Adam Artis bought and sold hundreds of acres in northeast Wayne County in the last half of the 19th century. Almost 160 years after he filed his first deed, his descendants remain on pockets of his land strung along Highway 222. More enduringly, their family cemeteries cluster east of Eureka toward Stantonsburg — at the heart of his erstwhile empire.
#1 marks the location of Adam Artis’ grave. His many wives and children notwithstanding, until the mid-1980s, his was the only readily identifiable grave in the plot.
#2 is the self-proclaimed “Historic John I. Exum” cemetery. Adam’s kin intermarried considerably with Exums, including his granddaughter Cora Artis, who married John Ed Exum, and his sister Delilah Williams, who married Simon Exum. Delilah and Simon, however, are buried at #3, along with several of their descendants.
Red Hill Road debouches into 222 across from #3. Not a half-mile back up the road, at least two and possibly four of Adam’s sons rest. Noah and June Scott Artis are buried in #4 with several of June’s offspring, as well as their brother Robert‘s wife and their brother Henry J.B.‘s wife and children.
About a half-mile, as the crow flies, south of #3 is #5, which contains the graves of Adam’s son William M. Artis and his descendants, as well a daughter of Adam’s brother Jesse Artis.

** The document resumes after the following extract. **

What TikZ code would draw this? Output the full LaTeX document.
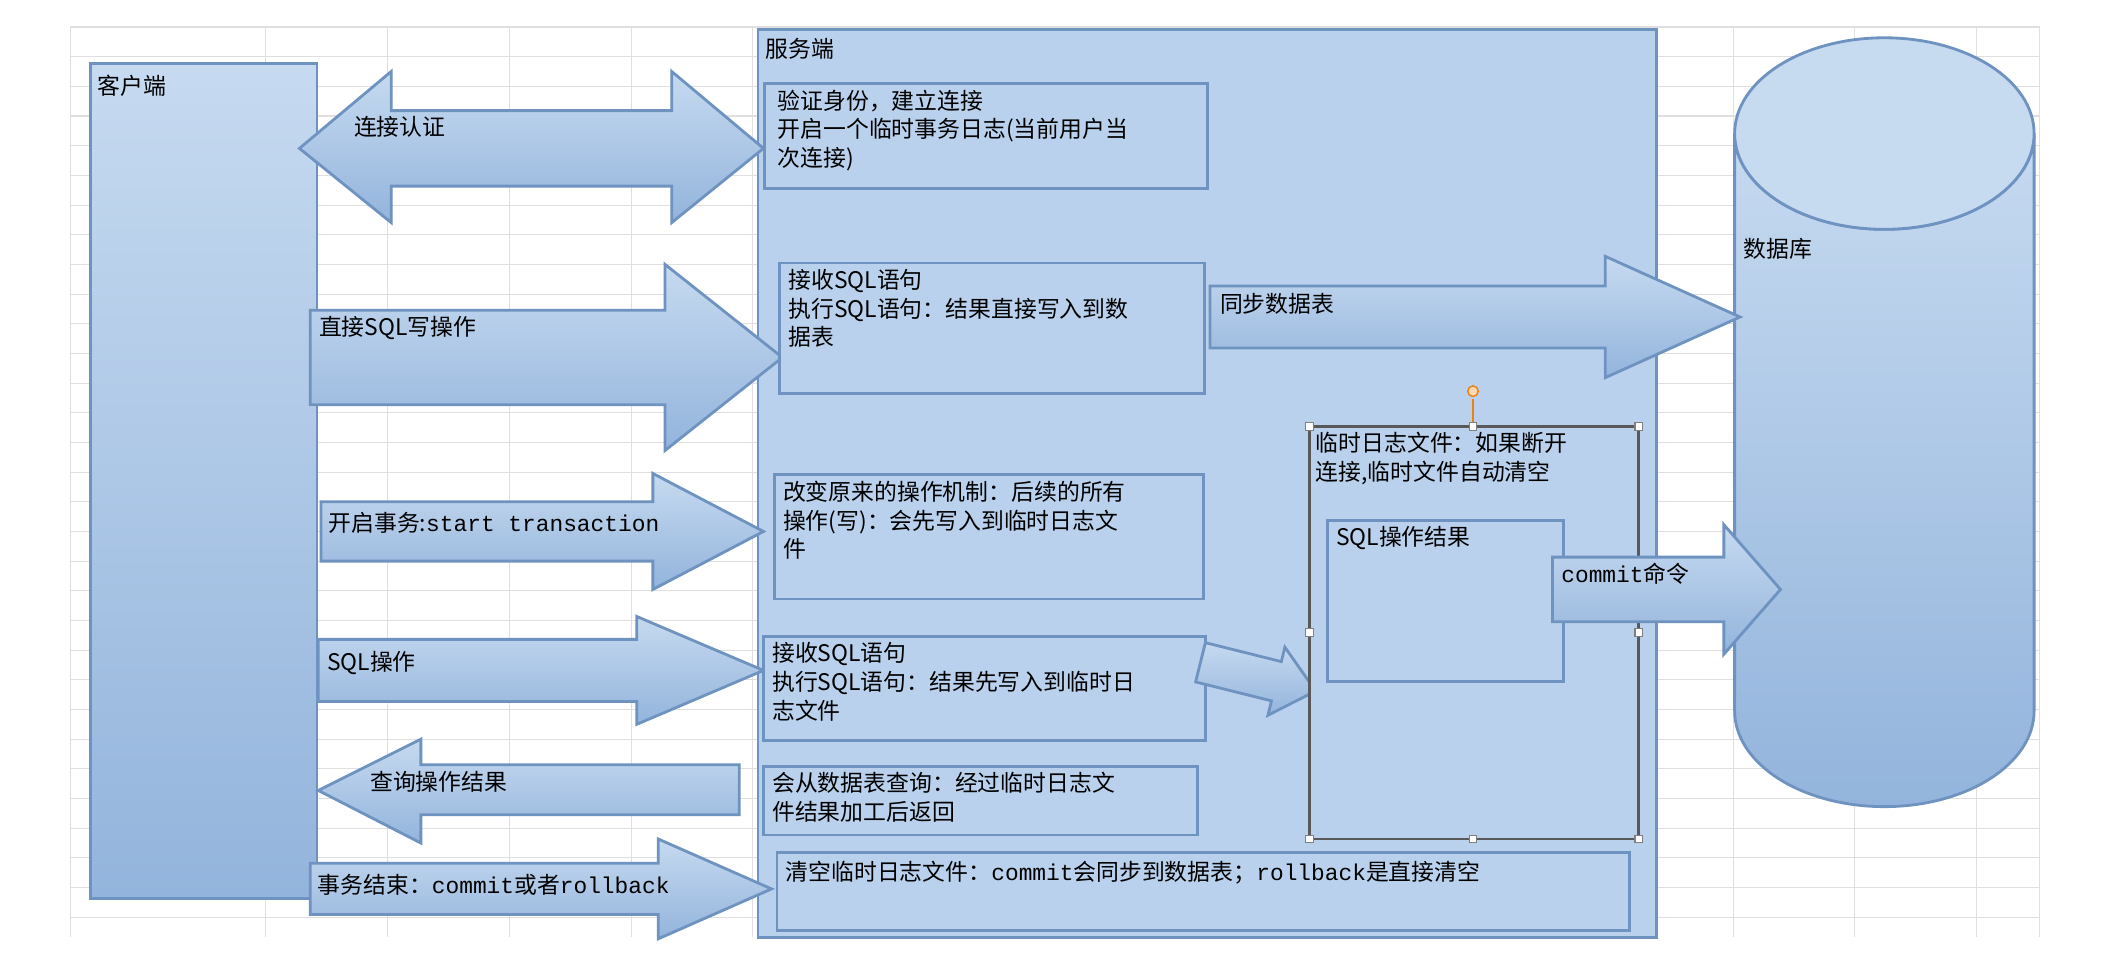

The road snaking northwest out of Eureka becomes Turner Swamp Road past the city limits. Just off the edge of this map, perhaps a mile up the road, stands Turner Swamp Baptist Church, once led by Jonah Williams, brother of Adam Artis, Jesse Artis and Delilah Williams Exum. A sizeable cemetery lies behind the church, and it contains the graves of Magnolia Artis Reid, daughter of Loumiza Artis Artis, who was another Artis sibling, as well as descendants of Zilpha Artis Reid and Richard Artis, yet more siblings. Turner Swamp itself appears as a dark green curve bracketing the upper left corner of the photo. It is likely that the original location of the church was north along the banks of the waterway, at the site where the overgrown graves of Jonah Williams and his family lie.
Back in the other direction, east on 222 toward Stantonsburg, lies Watery Branch Road. (The branch itself is the dark green sword piercing more than halfway into the frame from the right.) Perhaps a quarter-mile, if that far, down the road on the right lies the Diggs cemetery, another small family graveyard. Celia Artis, born about 1800, the wealthiest free woman of color in Wayne County, was the Diggs’ matriarch. She and Adam Artis’ kinship, if any, was unknown even to them. Two of Celia’s great-granddaughters married a son and a grandson of Adam Artis. Leslie Artis, his wife Minnie Diggs Artis, and some of their descendants are buried here.